Justice Kennedy: A mysterious gap
All week long (while the Jerry Falwell coverage rolled on, with good reason) I have been puzzled about a strange story that I read in The Washington Post. Allow me to flash back. Now, I am the last person who would argue that the legal arguments about the recent U.S. Supreme Court decision allowing a ban on the abortion procedure that must not be named (click here, I dare you) can be boiled down to, well, a cartoon. You know the one I'm talking about, the one by Tony Auth showing five male justices wearing miters suggesting that they voted like Roman Catholic bishops.
Now, with that controversy in mind, please read the recent A1 piece by Robert Barnes on the most powerful man in American life -- Justice Anthony M. Kennedy.
The top does a good job of setting the stage:
It is easy to define Justice Anthony M. Kennedy's role on the Supreme Court this term, and difficult to exaggerate his importance. To borrow President Bush's self-description, he's "The Decider."
He is the only justice to be in the majority in each of the term's unusually high number of 5 to 4 decisions. At this midpoint of the court's rulings, he has been on the losing side in only two of the 40 opinions issued. Because the court so far has shown itself to be strikingly -- and evenly -- divided on ideological issues, Kennedy holds enormous power in pivoting between the left and right, legal experts say. He stands alone in the middle -- and that enhances his importance.
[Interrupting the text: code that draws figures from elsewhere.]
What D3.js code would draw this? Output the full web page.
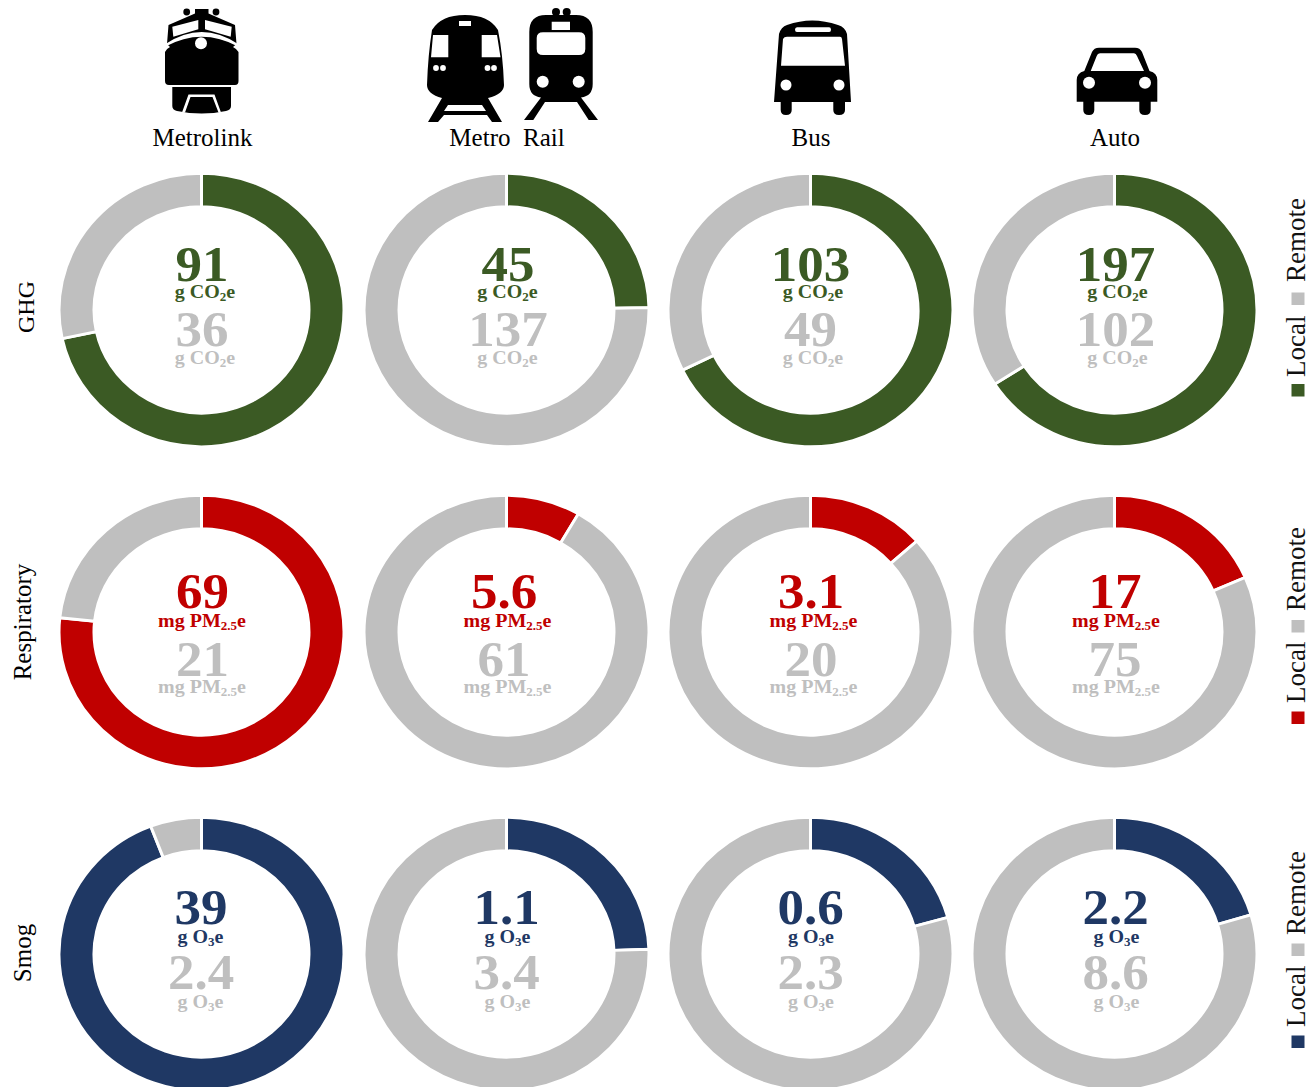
<!DOCTYPE html>
<html><head><meta charset="utf-8">
<script src="https://cdn.jsdelivr.net/npm/d3@7/dist/d3.min.js"></script>
<style>html,body{margin:0;padding:0;background:#fff}svg{display:block}text{font-family:"Liberation Serif",serif}</style>
</head><body><svg id="c" width="1310" height="1087"></svg>
<script>
const modes = ["Metrolink","Metro  Rail","Bus","Auto"];
const impacts = ["GHG","Respiratory","Smog"];
const localValues = [[91,45,103,197],[69,5.6,3.1,17],[39,1.1,0.6,2.2]];
const remoteValues = [[36,137,49,102],[21,61,20,75],[2.4,3.4,2.3,8.6]];
const localLabels = [["91","45","103","197"],["69","5.6","3.1","17"],["39","1.1","0.6","2.2"]];
const remoteLabels = [["36","137","49","102"],["21","61","20","75"],["2.4","3.4","2.3","8.6"]];
const unitParts = [["g CO","2","e"],["mg PM","2.5","e"],["g O","3","e"]];
const rowColors = ["#3B5A24","#C00000","#1F3864"];
const remoteColor = "#BFBFBF";
const legendNames = ["Local","Remote"];

const svg = d3.select("#c");
const cx = [201.5,506.5,810.5,1114.5], cy = [310,632,954];
const rowOffsets = [[-29.5,-12,36,54],[-24.5,-5,44,61.5],[-30,-11,34.5,54]];
const unitShift = [[3.5,1,2.5,3],[0.5,1,3,1.5],[-1,1,0.5,2]];
const numShift = [[0.5,1.5,0,1],[1,-2.5,0.5,0.5],[-0.5,0,0,1]];
const yScale = 0.96;
const pie = d3.pie().sort(null).startAngle(0).endAngle(2*Math.PI).value(d=>d);
const arc = d3.arc().innerRadius(107.5).outerRadius(142.5);

impacts.forEach((name,r)=>{
  modes.forEach((m,c)=>{
    const g = svg.append("g").attr("transform",`translate(${cx[c]},${cy[r]}) scale(1,${yScale})`);
    g.append("g").selectAll("path").data(pie([localValues[r][c],remoteValues[r][c]])).join("path")
      .attr("d",arc).attr("fill",(d,i)=>i===0?rowColors[r]:remoteColor)
      .attr("stroke","#fff").attr("stroke-width",3);
    const o = rowOffsets[r].map(v=>v/yScale);
    const num=(t,y,col)=>g.append("text").attr("x",numShift[r][c]).attr("y",y).attr("text-anchor","middle")
      .attr("font-size",53).attr("font-weight","bold").attr("fill",col).text(t);
    const unit=(y,col)=>{
      const u=unitParts[r];
      const t=g.append("text").attr("x",unitShift[r][c]).attr("y",y).attr("text-anchor","middle")
        .attr("font-size",20).attr("font-weight","bold").attr("fill",col);
      t.append("tspan").text(u[0]);
      t.append("tspan").attr("font-size",13).attr("dy",3).text(u[1]);
      t.append("tspan").attr("dy",-3).text(u[2]);
    };
    num(localLabels[r][c],o[0],rowColors[r]); unit(o[1],rowColors[r]);
    num(remoteLabels[r][c],o[2],remoteColor); unit(o[3],remoteColor);
  });
});

// row titles
const titleX=[34,31,31], titleY=[307,622,953], titleSize=[24,25,25];
impacts.forEach((name,r)=>svg.append("text").attr("transform",`translate(${titleX[r]},${titleY[r]}) rotate(-90)`)
    .attr("text-anchor","middle").attr("font-size",titleSize[r]).text(name));

// legends
const localSq=[384,711.5,1035.5], remoteSq=[292.5,620,943.5];
const localTxt=[377,703,1027], remoteTxt=[282,611,935];
impacts.forEach((name,r)=>{
  svg.append("rect").attr("x",1291.5).attr("y",localSq[r]).attr("width",13).attr("height",12.5).attr("fill",rowColors[r]);
  svg.append("rect").attr("x",1291.5).attr("y",remoteSq[r]).attr("width",13).attr("height",12.5).attr("fill",remoteColor);
  svg.append("text").attr("transform",`translate(1305,${localTxt[r]}) rotate(-90)`).attr("font-size",27).attr("fill","#111").text(legendNames[0]);
  svg.append("text").attr("transform",`translate(1305,${remoteTxt[r]}) rotate(-90)`).attr("font-size",27).attr("fill","#111").text(legendNames[1]);
});

modes.forEach((m,i)=>svg.append("text").attr("x",[202.5,507,811,1115][i]).attr("y",146).attr("text-anchor","middle")
  .attr("font-size",25).style("white-space","pre").text(m));

// transport icons
const icons = svg.append("g");
const W="#fff";
const p=(d,f="#000")=>icons.append("path").attr("d",d).attr("fill",f);
const dot=(x,y,r,f=W)=>icons.append("circle").attr("cx",x).attr("cy",y).attr("r",r).attr("fill",f);
// Metrolink
p("M195 9H208.5V13.5L235 25L236.5 44L233 47Q237 49 238.5 52V81Q238.5 85 235 85H169Q165 85 165 81V52Q166 49 170 47L167 44L168.5 25L195 13.5Z");
dot(186.7,12,3.4,"#000");dot(216,12,3.4,"#000");
p("M172.3 26.7L198.3 20V29.3L173.3 36.7Z",W);
p("M205 20L231.7 26.7L230.7 36.7L205 29.3Z",W);
p("M165.5 44Q201.7 20 238 44L238 46.5Q201.7 27 165.5 46.5Z",W);
dot(201,43.3,6);
p("M172.3 87H231V106Q231 110 226 111Q201.7 116 177 111Q172.3 110 172.3 106Z");
p("M182 112.5L188.5 94.5H214.5L221 112.5H218.5L212.5 97H190.5L185 112.5Z",W);
// Metro
p("M465 15Q489 15 498 30Q503 55 504 85Q504 94 488 98L502 122H492L487 115H444L438 122H428L442 98Q427 94 427 85Q428 55 432 30Q441 15 465 15Z");
p("M459 21H471V26H459ZM433 35H448.3V57.3H431ZM481.7 35H497L500.5 57.3H481.7Z",W);
dot(436,68,2.9);dot(443,68,2.9);dot(487.5,68,2.9);dot(494,68,2.9);
p("M448 105H482L486 111H444Z",W);
// Rail
p("M529.3 32Q529.3 15 546 15H576Q592.7 15 592.7 32V84Q592.7 96 581 97.5L598 120H588.7L577 102H545L533.3 120H524L541 97.5Q529.3 96 529.3 84Z");
dot(556,12,4,"#000");dot(566.7,12,4,"#000");
p("M551.7 21.7H570V30H551.7ZM543 32.3H579Q585.3 32.3 585.3 38V49Q585.3 55 579 55H543Q536.7 55 536.7 49V38Q536.7 32.3 543 32.3Z",W);
dot(542.7,81.7,6);dot(578.7,81.7,6);
// Bus
p("M779 34Q781 27 787 25Q812 16 838 25Q845 27 847 34L851 102H845V110Q845 115 839 115Q833.3 115 833.3 110V102H791.7V110Q791.7 115 786 115Q780.7 115 780.7 110V102H774Z");
p("M797 27.3H829Q831 27.3 831 29.7T829 32H797Q795 32 795 29.7T797 27.3ZM787 36.7H840Q841.7 36.7 842 39L845 65.7H781L783 39Q784 36.7 787 36.7Z",W);
dot(786,85,5.5);dot(839,85,5.5);
// Auto
p("M1084.3 71L1092 52Q1094 47.7 1099 47.7H1135Q1140 47.7 1142 52L1149.5 71Q1157.3 73 1157.3 80V101.7H1150.7V110Q1150.7 115 1145 115Q1139.3 115 1139.3 110V101.7H1094.3V110Q1094.3 115 1089 115Q1083.3 115 1083.3 110V101.7H1076.7V80Q1076.7 73 1084.3 71Z");
p("M1090.7 71L1096.7 56Q1097.5 53.3 1100 53.3H1134Q1136 53.3 1137 56L1144 71Z",W);
dot(1089,82.7,6);dot(1145,82.7,6);
</script></body></html>
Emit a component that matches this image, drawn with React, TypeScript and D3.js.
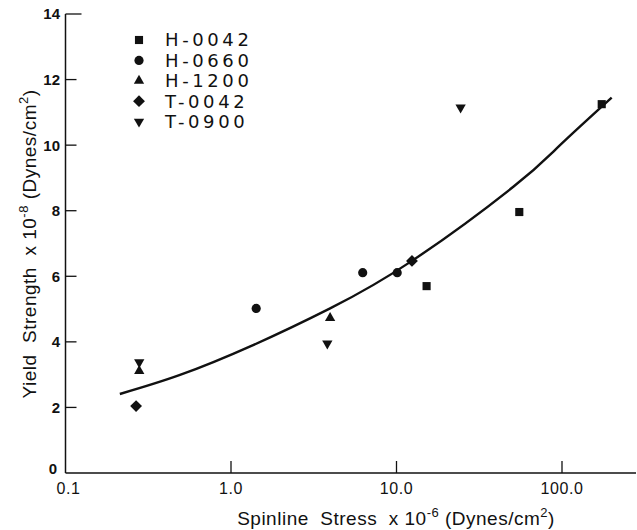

Since this is Culture Wars-era America, this has to have a social-issues hook, including, as mentioned before, the ultimate Sexual Revolution issue. So who is this guy?
Kennedy, a 70-year-old Californian named to the court by Ronald Reagan in 1988, is a moderate conservative, and court watchers expect his conservatism to be more evident in pending cases concerning school desegregation and campaign finance. But his role in the middle does not endear him to the left or to conservative activists who are disappointed he has not been a dependable partner in changing the court.
Conservatives still are irked at Kennedy's 1992 opinion in Planned Parenthood of Southeast Pennsylvania v. Casey -- written with O'Connor and Souter -- to uphold the basic abortion right found in Roe while allowing states to restrict the procedure. Kennedy in the past had been a critic of Roe, and his words from the bench that day -- "at the heart of liberty is the right to define one's own concept of existing, of meaning, of the universe and of the mystery of life" -- are mocked by the right as the "sweet mystery of life" speech.
Well now. Read the whole story again. Is something missing, some factor that might make people on both sides of this issue just a little bit more agitated by Kennedy's mysterious tightrope act on this ultimate issue? As I said up top, I don't think this factor should dominate the story. But silence? Interesting. Maybe the cartoon controversy had an effect.